Harbour Energy (HBR) Q3 2025 TU earnings summary
Event summary combining transcript, slides, and related documents.
Q3 2025 TU earnings summary
6 Nov, 2025Executive summary
Production increased to 473 kboepd for Q1–Q3 2025, driven by the Wintershall Dea acquisition and new wells coming online.
Achieved strong operational and financial performance, with enhanced scale and resilience.
Free cash flow outlook for 2025 reaffirmed at $1 billion despite lower commodity prices.
Strategic projects in Mexico, Argentina, Indonesia, and Egypt progressed, supporting future growth.
Maintained investment grade credit ratings and robust balance sheet.
Financial highlights
Q1–Q3 2025 free cash flow totaled $1.2bn; net debt at $4.2bn by September 30, 2025.
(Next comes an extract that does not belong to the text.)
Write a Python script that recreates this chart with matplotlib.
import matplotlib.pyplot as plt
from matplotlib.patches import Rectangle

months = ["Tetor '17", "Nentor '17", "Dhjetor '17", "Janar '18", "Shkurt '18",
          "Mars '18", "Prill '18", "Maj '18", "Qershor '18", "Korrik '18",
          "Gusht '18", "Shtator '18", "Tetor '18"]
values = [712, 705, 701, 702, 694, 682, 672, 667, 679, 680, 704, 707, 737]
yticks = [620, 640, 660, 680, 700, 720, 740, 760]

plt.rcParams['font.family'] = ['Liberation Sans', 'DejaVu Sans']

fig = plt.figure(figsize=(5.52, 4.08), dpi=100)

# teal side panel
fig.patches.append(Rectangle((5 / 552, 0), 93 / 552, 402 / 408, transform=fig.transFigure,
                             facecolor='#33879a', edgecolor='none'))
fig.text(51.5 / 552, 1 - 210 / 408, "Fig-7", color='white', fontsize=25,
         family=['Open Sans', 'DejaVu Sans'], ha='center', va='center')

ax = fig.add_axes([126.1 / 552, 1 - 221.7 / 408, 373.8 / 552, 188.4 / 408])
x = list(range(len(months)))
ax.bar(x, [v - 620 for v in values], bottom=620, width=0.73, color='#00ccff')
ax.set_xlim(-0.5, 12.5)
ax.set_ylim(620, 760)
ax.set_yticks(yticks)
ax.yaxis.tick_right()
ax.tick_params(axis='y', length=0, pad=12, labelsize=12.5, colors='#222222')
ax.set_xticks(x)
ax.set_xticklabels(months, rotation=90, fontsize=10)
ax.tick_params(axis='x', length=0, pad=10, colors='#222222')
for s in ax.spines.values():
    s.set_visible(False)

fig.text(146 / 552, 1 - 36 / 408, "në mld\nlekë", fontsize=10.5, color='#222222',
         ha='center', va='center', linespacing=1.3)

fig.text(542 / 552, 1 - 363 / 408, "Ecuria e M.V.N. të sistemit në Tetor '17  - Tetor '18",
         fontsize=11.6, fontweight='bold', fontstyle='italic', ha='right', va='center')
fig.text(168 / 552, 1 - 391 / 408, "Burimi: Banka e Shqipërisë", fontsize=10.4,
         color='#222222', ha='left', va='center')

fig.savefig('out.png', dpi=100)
Revenue for the period rose to $7.6bn from $3.1bn year-over-year, mainly due to higher production.
Interim dividend of $227.5m paid; $100m share buyback underway, with total payout at 55% of free cash flow.
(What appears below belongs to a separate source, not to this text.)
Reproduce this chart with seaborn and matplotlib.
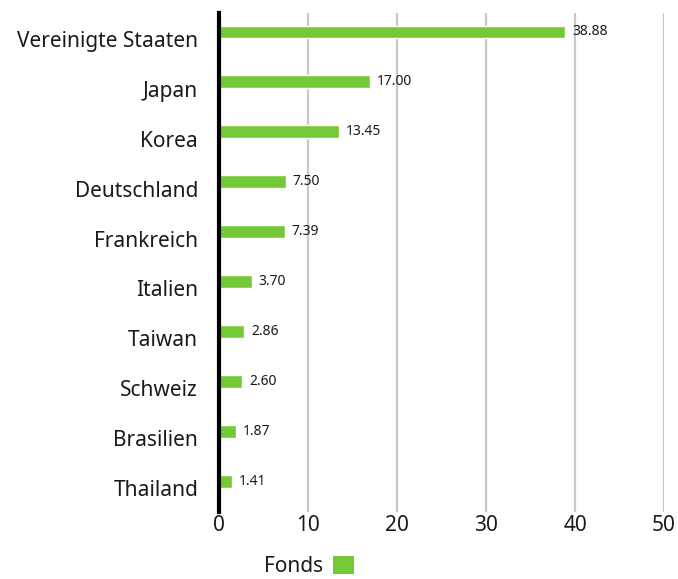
import matplotlib.pyplot as plt
import matplotlib.transforms as mtransforms
from matplotlib.patches import Patch
import pandas as pd
import seaborn as sns

# --- data ---
countries = ["Vereinigte Staaten", "Japan", "Korea", "Deutschland", "Frankreich",
             "Italien", "Taiwan", "Schweiz", "Brasilien", "Thailand"]
fonds = [38.88, 17.00, 13.45, 7.50, 7.39, 3.70, 2.86, 2.60, 1.87, 1.41]
x_ticks = [0, 10, 20, 30, 40, 50]
series_name = "Fonds"

GREEN = "#74c936"
GRID = "#c8c8c8"
TEXT = "#1a1a1a"

sns.set_theme(style="white")
plt.rcParams["font.family"] = ["Noto Sans", "DejaVu Sans"]

df = pd.DataFrame({"Land": countries, series_name: fonds})

fig = plt.figure(figsize=(6.78, 5.79), dpi=100)
ax = fig.add_axes([0.323, 0.1157, 0.9794 - 0.323, 0.9775 - 0.1157])

sns.barplot(data=df, x=series_name, y="Land", orient="h", color=GREEN,
            saturation=1, width=0.26, ax=ax, zorder=3)

# bars sit a little above the category label, as in the reference
ax.set_ylim(9.62, -0.38)
ax.set_xlim(0, 50)
ax.set_xticks(x_ticks)
ax.set_xlabel("")
ax.set_ylabel("")

ax.grid(axis="x", color=GRID, linewidth=1.6, zorder=0)
ax.grid(axis="y", visible=False)
for side in ["top", "right", "bottom"]:
    ax.spines[side].set_visible(False)
ax.spines["left"].set_color("black")
ax.spines["left"].set_linewidth(3)
ax.spines["left"].set_zorder(4)

ax.tick_params(axis="y", length=0, pad=15, labelsize=15, labelcolor=TEXT)
ax.tick_params(axis="x", length=0, pad=2, labelsize=15, labelcolor=TEXT)
offset = mtransforms.ScaledTranslation(0, -7 / 100, fig.dpi_scale_trans)
for lbl in ax.get_yticklabels():
    lbl.set_transform(lbl.get_transform() + offset)

ax.bar_label(ax.containers[0], fmt="%.2f", padding=5, fontsize=10, color=TEXT)

handle = Patch(facecolor=GREEN, edgecolor="none", label=series_name)
fig.legend(handles=[handle], loc="center left", bbox_to_anchor=(0.39, 0.022),
           frameon=False, markerfirst=False, fontsize=15, handlelength=1.0,
           handleheight=1.0, handletextpad=0.45, borderpad=0, borderaxespad=0,
           labelcolor=TEXT)

fig.savefig("out.png", dpi=100)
Unit operating cost down ~30% year-over-year to $13/boe; full-year guidance at $13.5/boe.
Total capex for 2025 guided at $2.4bn, reduced from previous guidance.
Outlook and guidance
2025 production guidance narrowed to 465–475 kboepd, reflecting strong year-to-date performance.
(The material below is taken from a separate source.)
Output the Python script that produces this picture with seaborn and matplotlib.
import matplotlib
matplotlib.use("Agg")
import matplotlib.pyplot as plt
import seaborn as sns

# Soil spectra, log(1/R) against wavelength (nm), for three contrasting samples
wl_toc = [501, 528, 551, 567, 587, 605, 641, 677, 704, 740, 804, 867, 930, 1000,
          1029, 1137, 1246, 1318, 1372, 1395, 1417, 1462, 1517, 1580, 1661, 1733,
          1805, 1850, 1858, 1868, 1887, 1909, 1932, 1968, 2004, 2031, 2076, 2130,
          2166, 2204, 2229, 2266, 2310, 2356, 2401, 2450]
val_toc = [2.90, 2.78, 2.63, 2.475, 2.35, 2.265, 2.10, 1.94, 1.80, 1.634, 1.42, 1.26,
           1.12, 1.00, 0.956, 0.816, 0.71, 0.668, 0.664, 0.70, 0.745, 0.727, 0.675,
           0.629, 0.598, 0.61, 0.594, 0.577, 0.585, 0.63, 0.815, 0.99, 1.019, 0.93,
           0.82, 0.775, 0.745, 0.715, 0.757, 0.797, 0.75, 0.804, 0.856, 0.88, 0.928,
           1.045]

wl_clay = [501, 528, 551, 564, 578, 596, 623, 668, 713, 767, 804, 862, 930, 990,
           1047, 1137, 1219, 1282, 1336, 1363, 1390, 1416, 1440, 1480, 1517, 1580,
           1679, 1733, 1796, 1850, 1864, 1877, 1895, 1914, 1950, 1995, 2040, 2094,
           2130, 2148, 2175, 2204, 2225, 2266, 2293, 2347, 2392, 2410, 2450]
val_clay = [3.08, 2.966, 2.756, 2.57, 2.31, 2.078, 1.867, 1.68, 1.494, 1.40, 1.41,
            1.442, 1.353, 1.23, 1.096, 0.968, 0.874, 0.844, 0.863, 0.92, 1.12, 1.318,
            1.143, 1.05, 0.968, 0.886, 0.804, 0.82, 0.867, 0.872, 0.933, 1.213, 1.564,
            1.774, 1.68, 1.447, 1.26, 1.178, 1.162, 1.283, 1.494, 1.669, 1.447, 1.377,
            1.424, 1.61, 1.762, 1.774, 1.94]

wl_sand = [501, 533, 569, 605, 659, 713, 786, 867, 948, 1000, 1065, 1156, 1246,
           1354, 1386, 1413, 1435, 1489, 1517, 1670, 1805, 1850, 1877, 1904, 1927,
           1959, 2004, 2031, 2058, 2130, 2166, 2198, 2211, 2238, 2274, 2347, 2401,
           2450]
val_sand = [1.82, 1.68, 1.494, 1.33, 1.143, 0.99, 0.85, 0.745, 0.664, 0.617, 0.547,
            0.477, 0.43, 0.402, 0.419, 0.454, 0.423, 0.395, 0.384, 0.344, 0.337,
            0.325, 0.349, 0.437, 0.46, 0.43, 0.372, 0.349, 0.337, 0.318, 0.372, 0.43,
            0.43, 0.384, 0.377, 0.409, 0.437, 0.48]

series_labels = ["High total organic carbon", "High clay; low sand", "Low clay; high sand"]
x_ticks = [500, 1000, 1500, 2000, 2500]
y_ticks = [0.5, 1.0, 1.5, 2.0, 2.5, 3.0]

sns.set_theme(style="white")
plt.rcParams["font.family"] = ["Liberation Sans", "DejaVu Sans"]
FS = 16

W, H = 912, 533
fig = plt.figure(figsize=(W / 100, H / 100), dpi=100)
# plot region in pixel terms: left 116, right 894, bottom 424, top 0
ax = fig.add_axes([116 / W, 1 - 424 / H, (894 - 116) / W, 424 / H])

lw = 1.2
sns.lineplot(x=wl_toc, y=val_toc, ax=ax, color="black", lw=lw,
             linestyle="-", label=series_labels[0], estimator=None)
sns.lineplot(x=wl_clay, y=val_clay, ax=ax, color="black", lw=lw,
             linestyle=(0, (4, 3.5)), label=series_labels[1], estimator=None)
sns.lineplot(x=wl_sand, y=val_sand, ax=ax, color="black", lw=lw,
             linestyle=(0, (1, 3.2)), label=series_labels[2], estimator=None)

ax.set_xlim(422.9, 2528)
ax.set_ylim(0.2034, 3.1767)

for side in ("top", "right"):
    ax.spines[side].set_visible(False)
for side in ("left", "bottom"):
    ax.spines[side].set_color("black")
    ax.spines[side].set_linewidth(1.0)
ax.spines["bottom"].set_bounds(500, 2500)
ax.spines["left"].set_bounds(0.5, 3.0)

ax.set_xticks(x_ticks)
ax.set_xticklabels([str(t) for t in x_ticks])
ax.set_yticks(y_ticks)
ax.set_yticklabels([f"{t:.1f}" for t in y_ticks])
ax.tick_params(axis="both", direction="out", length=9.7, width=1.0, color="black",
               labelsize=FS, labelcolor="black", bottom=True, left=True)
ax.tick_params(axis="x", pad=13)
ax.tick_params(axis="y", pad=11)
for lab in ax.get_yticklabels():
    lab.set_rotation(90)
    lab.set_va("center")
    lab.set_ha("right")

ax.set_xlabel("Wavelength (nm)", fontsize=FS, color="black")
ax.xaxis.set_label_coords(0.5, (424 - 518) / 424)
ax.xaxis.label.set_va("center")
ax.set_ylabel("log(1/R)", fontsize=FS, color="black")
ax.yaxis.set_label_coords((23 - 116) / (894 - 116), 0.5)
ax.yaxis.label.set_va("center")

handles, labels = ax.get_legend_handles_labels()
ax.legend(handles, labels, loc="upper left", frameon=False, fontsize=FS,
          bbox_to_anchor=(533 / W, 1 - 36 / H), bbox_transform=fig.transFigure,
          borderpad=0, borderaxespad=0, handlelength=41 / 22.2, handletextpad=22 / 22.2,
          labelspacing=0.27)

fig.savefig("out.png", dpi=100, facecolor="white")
Free cash flow outlook for 2025 remains robust at $1.0bn, with payout ratio of ~55%.
Capital expenditure expected to decrease in 2026, with focus on high-value, short-cycle projects.
Portfolio expected to sustain material production well beyond 2030, supported by 19 years of reserves and resources.
2025 capex guidance lowered to $2.4bn (from $2.4–2.5bn).